## start
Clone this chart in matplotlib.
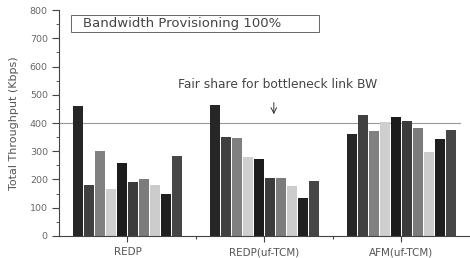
import numpy as np
import matplotlib
matplotlib.use("Agg")
import matplotlib.pyplot as plt
from matplotlib.patches import Rectangle
from matplotlib.ticker import MultipleLocator

groups = ['REDP', 'REDP(uf-TCM)', 'AFM(uf-TCM)']
redp = [460, 180, 301, 166, 257, 192, 200, 181, 150, 282]
redp_tcm = [464, 351, 348, 278, 273, 205, 205, 178, 133, 194]
afm_tcm = [362, 428, 371, 404, 422, 406, 383, 296, 344, 374]
fair_share = 400

colors = ['#262626', '#404040', '#808080', '#cfcfcf', '#1c1c1c',
          '#3c3c3c', '#7c7c7c', '#cccccc', '#1f1f1f', '#464646']

data = np.array([redp, redp_tcm, afm_tcm])
n_bars = data.shape[1]
pitch = 0.0805
width = 0.068

fig = plt.figure(figsize=(4.7, 2.58), dpi=100)
ax = fig.add_axes([0.1255, 0.0853, 0.8745, 0.8759])

x = np.arange(len(groups))
for j in range(n_bars):
    offs = (j - (n_bars - 1) / 2) * pitch
    ax.bar(x + offs, data[:, j], width=width, color=colors[j], edgecolor='none', zorder=2)

ax.axhline(fair_share, xmin=0, xmax=0.976, color='#999999', lw=0.8, zorder=1)

ax.set_xlim(-0.5, 2.5)
ax.set_ylim(0, 800)
ax.set_xticks(x)
ax.set_xticklabels(groups)
ax.set_xticks([0.5, 1.5], minor=True)
ax.yaxis.set_major_locator(MultipleLocator(100))
ax.yaxis.set_minor_locator(MultipleLocator(50))

for s in ['top', 'right']:
    ax.spines[s].set_visible(False)
for s in ['left', 'bottom']:
    ax.spines[s].set_color('#444444')
    ax.spines[s].set_linewidth(0.8)

ax.tick_params(axis='y', which='major', length=5, width=0.8, color='#444444',
               labelsize=6.8, labelcolor='#666666', pad=3)
ax.tick_params(axis='y', which='minor', length=2.5, width=0.6, color='#444444')
ax.tick_params(axis='x', which='major', length=4, width=0.8, color='#444444',
               labelsize=7.5, labelcolor='#555555', pad=4)
ax.tick_params(axis='x', which='minor', length=2, width=0.8, color='#444444')

ax.set_ylabel('Total Throughput (Kbps)', fontsize=8, color='#555555', labelpad=8)

# title box
trans = ax.get_yaxis_transform()
ax.add_patch(Rectangle((0.029, 722), 0.604, 60, transform=trans, fill=False,
                       ec='#666666', lw=0.7, clip_on=False))
ax.text(0.058, 751, 'Bandwidth Provisioning 100%', fontsize=9.5, color='#444444',
        va='center', ha='left', transform=trans)

ax.text(1.097, 538, 'Fair share for bottleneck link BW', fontsize=8.8,
        color='#444444', va='center', ha='center')
ax.annotate('', xy=(1.068, 421), xytext=(1.068, 482),
            arrowprops=dict(arrowstyle='->', color='#333333', lw=0.7))

fig.savefig('out.png', dpi=100)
## end
Problem to work on: Go from the first line of the listing to the line holding "ax = fig.add_axes([0.1255, 0.0853, 0.8745, 0.8759])" and, please, transcribe those lines exactly, both included, with no pictures.

Result of the exercise:
Clone this chart in matplotlib.
import numpy as np
import matplotlib
matplotlib.use("Agg")
import matplotlib.pyplot as plt
from matplotlib.patches import Rectangle
from matplotlib.ticker import MultipleLocator

groups = ['REDP', 'REDP(uf-TCM)', 'AFM(uf-TCM)']
redp = [460, 180, 301, 166, 257, 192, 200, 181, 150, 282]
redp_tcm = [464, 351, 348, 278, 273, 205, 205, 178, 133, 194]
afm_tcm = [362, 428, 371, 404, 422, 406, 383, 296, 344, 374]
fair_share = 400

colors = ['#262626', '#404040', '#808080', '#cfcfcf', '#1c1c1c',
          '#3c3c3c', '#7c7c7c', '#cccccc', '#1f1f1f', '#464646']

data = np.array([redp, redp_tcm, afm_tcm])
n_bars = data.shape[1]
pitch = 0.0805
width = 0.068

fig = plt.figure(figsize=(4.7, 2.58), dpi=100)
ax = fig.add_axes([0.1255, 0.0853, 0.8745, 0.8759])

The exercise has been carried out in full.